China Airlines (CAL) has reached an internal decision to order a fleet of Boeing 777s, but final board approval remains pending as it weighs the full scope of potential co-operation with newly announced strategic partner Singapore Airlines (SIA).
The Taiwanese carrier has in principle selected the 777-200 as its future regional and long-haul passenger aircraft. The final number of aircraft to be ordered has still to be settled and may be heavily influenced by CAL's tie-up with SIA. The airline had previously signalled its intention to acquire the widebody, when it signed a letter of intent for four 777-200s in mid-1995.
Its latest tentative plan calls for the purchase of six 777-200s and seven -200ERs, with options for a further six. CAL is known already to have enquired about the availability of some of Singapore's 777s. SIA is unable to absorb all of its 777 orders and options placed in 1995 and has deferred delivery of eight -200s planned for 1999 and 2000.
CAL, in addition, is discussing ordering two more 747-400s and four -400 freighters, with options on another nine. The need for an ultra long-haul aircraft is still under consideration, with the airline continuing to look at the Airbus Industrie A340-500, up to 10 of which have been ordered by SIA.

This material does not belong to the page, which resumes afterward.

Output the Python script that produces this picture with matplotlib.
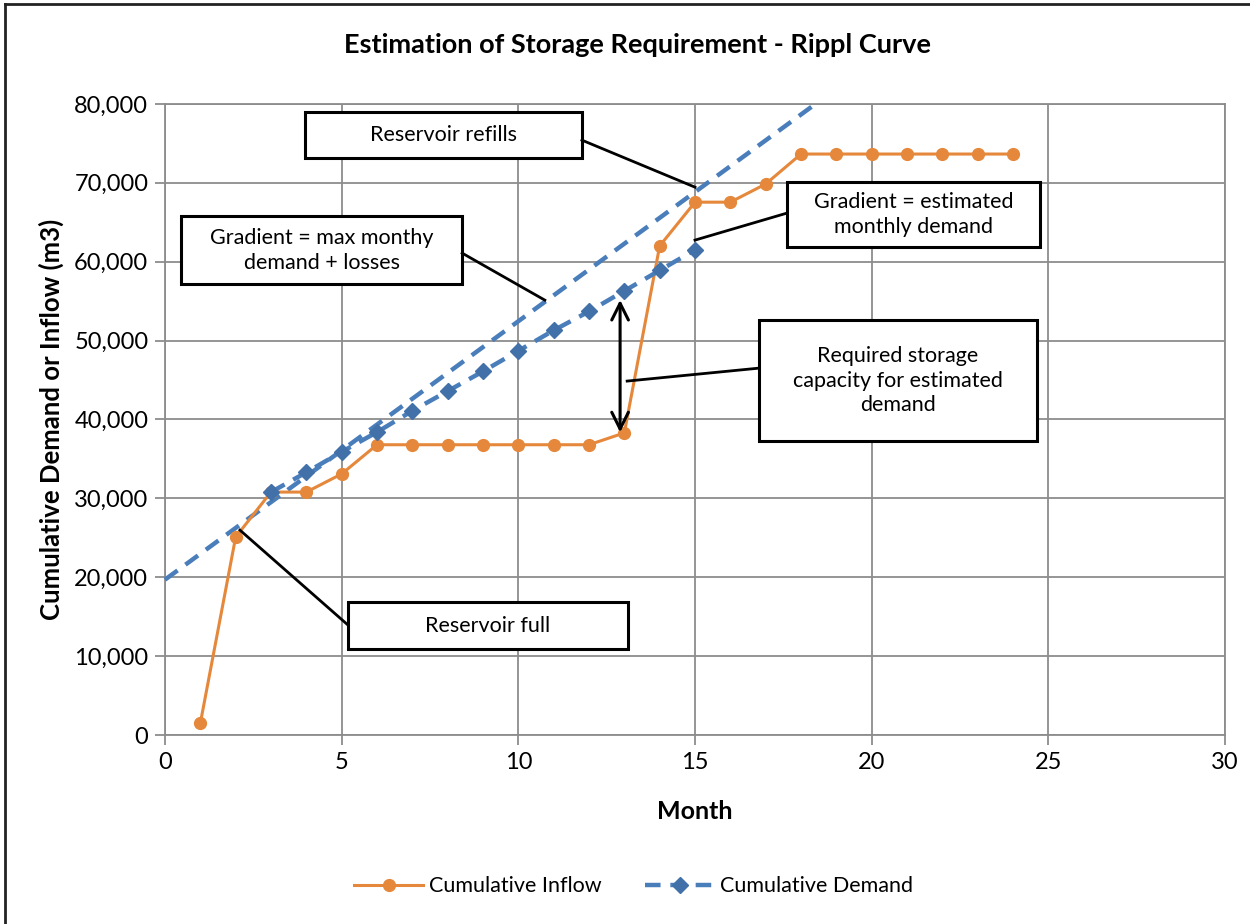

Board approval for ordering new aircraft is conditional on improvements to the airline's tarnished flight safety record. The memorandum signed with SIA includes managerial co-operation in the area of flight operations and maintenance. The Singapore carrier is understood to have dispatched Airbus A310 pilots to Taiwan to help. SIA offers "a low degree of cultural difference", notes CAL chairman Hung-i Chiang.
Lufthansa was hired in 1996 to overhaul CAL's pilot training in the wake of the latter's fatal Airbus A300-600R crash at Nagoya, Japan, in 1994. The Taiwanese carrier crashed a second A300 at Taipei Airport in February, however, killing 202 people.
Beyond pilot training and fleet commonality, the alliance has wider ramifications for the planned privatisation and international development of CAL. The agreement lays out the "general principles" for SIA to acquire an initial 5-10% stake in CAL. Under recently revised Taiwanese regulations on foreign shareholdings, it could acquire up to a maximum of 30%.
Taipei has been trying unsuccessfully to reduce the 71% stake in CAL held by the the Government-linked China Aviation Development Fund. "It would have been difficult to have got this below 50%, but with SIA, they have found a way of lowering it quickly and without going to the stock market," says ING Barings analyst Lee Meyer.
Airline co-operation in the area of marketing, route networks, cargo and ground services is also planned.